I had lots of rich friends that bought houses/condos, in 2004-2007 while we were renting, that made us feel poor because we bought into the propaganda you’re selling. Those friends are a lot poorer now, if only they had continued to rent…

Of course profits are a tax on labor. Why is this hard to understand? So are taxes!

What’s offensive is when someone who makes his money collecting rents (really taxes) whines about having to pay taxes on his income.

I seem to remember something in the Gospels about that kind of thinking.

When I talk about rent as unearned income, I’m talking about net income, not gross.

So in your examples, the unearned income is the part that winds up as profit; not the gross rental fees from skis or boats or whatever.

As far as people providing services for each other: if you provide a service for someone, and he pays you for it, that is, by definition, earned income.

If you think I’m against people using money to exchange goods and services, you’re wrong, and I’m not sure where you got that idea.

What I was getting at earlier was the method by which some people are able to live better than everyone else, without performing any service, or doing any work of any kind for anyone. They do it by owning things.

If you’re going to force me to argue against your own crappy scenario, you’re going to have to better define your rules. Why is there no other land except for the land you own? If your REAL LIFE landlord right now demanded your firstborn son as rent, would you just throw your hands up in exasperation and give it up, or would you just go rent somewhere else?

Somewhere else for LESS, but not necessarily FREE.

I dare you to go back to your original post outlining your island scenario and show me where you said that rent was 50% of the income, and the alternative was 25% tax.

Furthermore, I said that I would prefer your scenario to the real world, not a hypothetical $0 rent, 25% tax scenario. In the real world, I DO have to pay rent AND taxes. Obvious a land where there is rent and no taxes is preferable. Your 3rd red herring option of no rent and low taxes doesn’t exist.

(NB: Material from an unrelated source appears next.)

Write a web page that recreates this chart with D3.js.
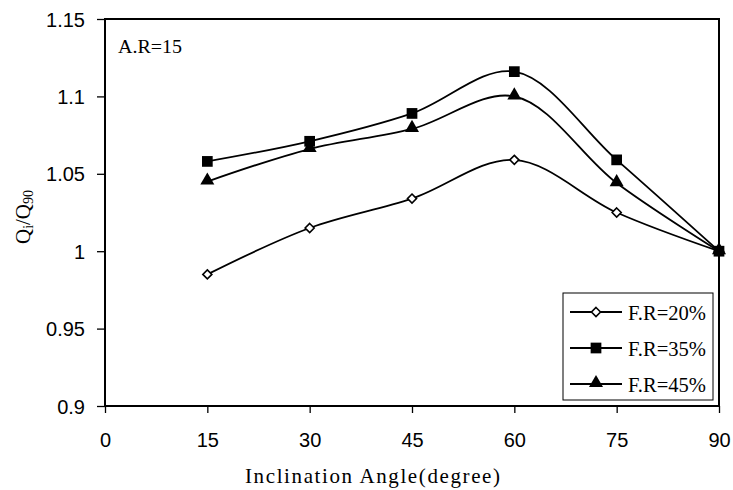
<!DOCTYPE html>
<html>
<head>
<meta charset="utf-8">
<script src="https://cdn.jsdelivr.net/npm/d3@7"></script>
<style>
  body { margin: 0; background: #fff; }
  svg { display: block; }
</style>
</head>
<body>
<svg id="chart" width="733" height="490"></svg>
<script>
// values
let angles = [15, 30, 45, 60, 75, 90]
let fr20 = [0.985, 1.015, 1.034, 1.059, 1.025, 1.0]
let fr35 = [1.058, 1.071, 1.089, 1.116, 1.059, 1.0]
let fr45 = [1.045, 1.066, 1.079, 1.100, 1.044, 1.0]
let xTicks = [0, 15, 30, 45, 60, 75, 90]
let yTicks = [0.9, 0.95, 1, 1.05, 1.1, 1.15]

let series = [
    {name: "F.R=20%", values: fr20, marker: "diamond"},
    {name: "F.R=35%", values: fr35, marker: "square"},
    {name: "F.R=45%", values: fr45, marker: "triangle"}
]

const svg = d3.select("#chart")
const plotLeft = 105, plotRight = 719, plotTop = 19, plotBottom = 406
const serif = "'Liberation Serif', 'Times New Roman', serif"

const x = d3.scaleLinear().domain([0, 90]).range([plotLeft, plotRight])
const y = d3.scaleLinear().domain([0.9, 1.15]).range([plotBottom, plotTop])

// frame
svg.append("rect")
    .attr("x", plotLeft).attr("y", plotTop)
    .attr("width", plotRight - plotLeft).attr("height", plotBottom - plotTop)
    .attr("fill", "none").attr("stroke", "#000").attr("stroke-width", 2)

// axes
const xAxis = svg.append("g")
    .attr("transform", `translate(0,${plotBottom})`)
    .call(d3.axisBottom(x).tickValues(xTicks).tickSize(7).tickPadding(20).tickFormat(d3.format("d")))
const yAxis = svg.append("g")
    .attr("transform", `translate(${plotLeft},0)`)
    .call(d3.axisLeft(y).tickValues(yTicks).tickSize(8).tickPadding(12).tickFormat(d => String(d)))

;[xAxis, yAxis].forEach(a => {
    a.select(".domain").remove()
    a.selectAll(".tick line").attr("stroke", "#000").attr("stroke-width", 1.3)
    a.selectAll(".tick text")
        .attr("fill", "#000")
        .style("font-family", "'Liberation Sans', Arial, sans-serif")
        .style("font-size", "20px")
})
yAxis.selectAll(".tick text").attr("dy", "0.35em")

// marker drawing
function drawMarker(g, type, cx, cy) {
    if (type == "diamond") {
        g.append("path")
            .attr("d", d3.symbol().type(d3.symbolDiamond2).size(52)())
            .attr("transform", `translate(${cx},${cy})`)
            .attr("fill", "#fff").attr("stroke", "#000").attr("stroke-width", 1.6)
    } else if (type == "square") {
        g.append("path")
            .attr("d", d3.symbol().type(d3.symbolSquare).size(115)())
            .attr("transform", `translate(${cx},${cy})`)
            .attr("fill", "#000")
    } else {
        g.append("path")
            .attr("d", d3.symbol().type(d3.symbolTriangle).size(85)())
            .attr("transform", `translate(${cx},${cy - 1})`)
            .attr("fill", "#000")
    }
}

const line = d3.line()
    .x((d, i) => x(angles[i]))
    .y(d => y(d))
    .curve(d3.curveCatmullRom.alpha(0.5))

series.forEach(s => {
    svg.append("path")
        .datum(s.values)
        .attr("d", line)
        .attr("fill", "none")
        .attr("stroke", "#000")
        .attr("stroke-width", 1.8)
    let g = svg.append("g")
    s.values.forEach((v, i) => drawMarker(g, s.marker, x(angles[i]), y(v)))
})

// annotation
svg.append("text")
    .attr("x", 118).attr("y", 53)
    .attr("textLength", 64).attr("lengthAdjust", "spacingAndGlyphs")
    .style("font-family", serif)
    .style("font-size", "19px")
    .text("A.R=15")

// legend
const lg = svg.append("g")
lg.append("rect")
    .attr("x", 563).attr("y", 293).attr("width", 150).attr("height", 107)
    .attr("fill", "#fff").attr("stroke", "#000").attr("stroke-width", 1)
series.forEach((s, i) => {
    let ly = 312 + i * 36
    lg.append("line")
        .attr("x1", 570).attr("x2", 622).attr("y1", ly).attr("y2", ly)
        .attr("stroke", "#000").attr("stroke-width", 1.8)
    drawMarker(lg, s.marker, 596, ly)
    lg.append("text")
        .attr("x", 628).attr("y", ly + 8)
        .attr("textLength", 78).attr("lengthAdjust", "spacingAndGlyphs")
        .style("font-family", serif)
        .style("font-size", "20px")
        .text(s.name)
})

// axis titles
svg.append("text")
    .attr("x", 245).attr("y", 483)
    .attr("textLength", 255).attr("lengthAdjust", "spacing")
    .style("font-family", serif)
    .style("font-size", "21px")
    .text("Inclination Angle(degree)")

const yt = svg.append("text")
    .attr("transform", "translate(30,217) rotate(-90)")
    .attr("text-anchor", "middle")
    .style("font-family", serif)
    .style("font-size", "21px")
yt.append("tspan").text("Q")
yt.append("tspan").attr("dy", 3).style("font-size", "14px").text("i")
yt.append("tspan").attr("dy", -3).text("/Q")
yt.append("tspan").attr("dy", 3).style("font-size", "14px").text("90")
</script>
</body>
</html>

And who owns the land where people work?

You can try to live wherever you want to live. That’s not what the landlord’s service is. His service is guaranteeing a place to live. You can absolutely live a life with no guarantee to have a place to live. To think otherwise is a combination of naivete, selfishness, and stupidity.

No, they’re not. So why do you insist on referring to rent exclusive as a percent?

And you refuse to acknowledge that those things they own come as a direct result of previous work.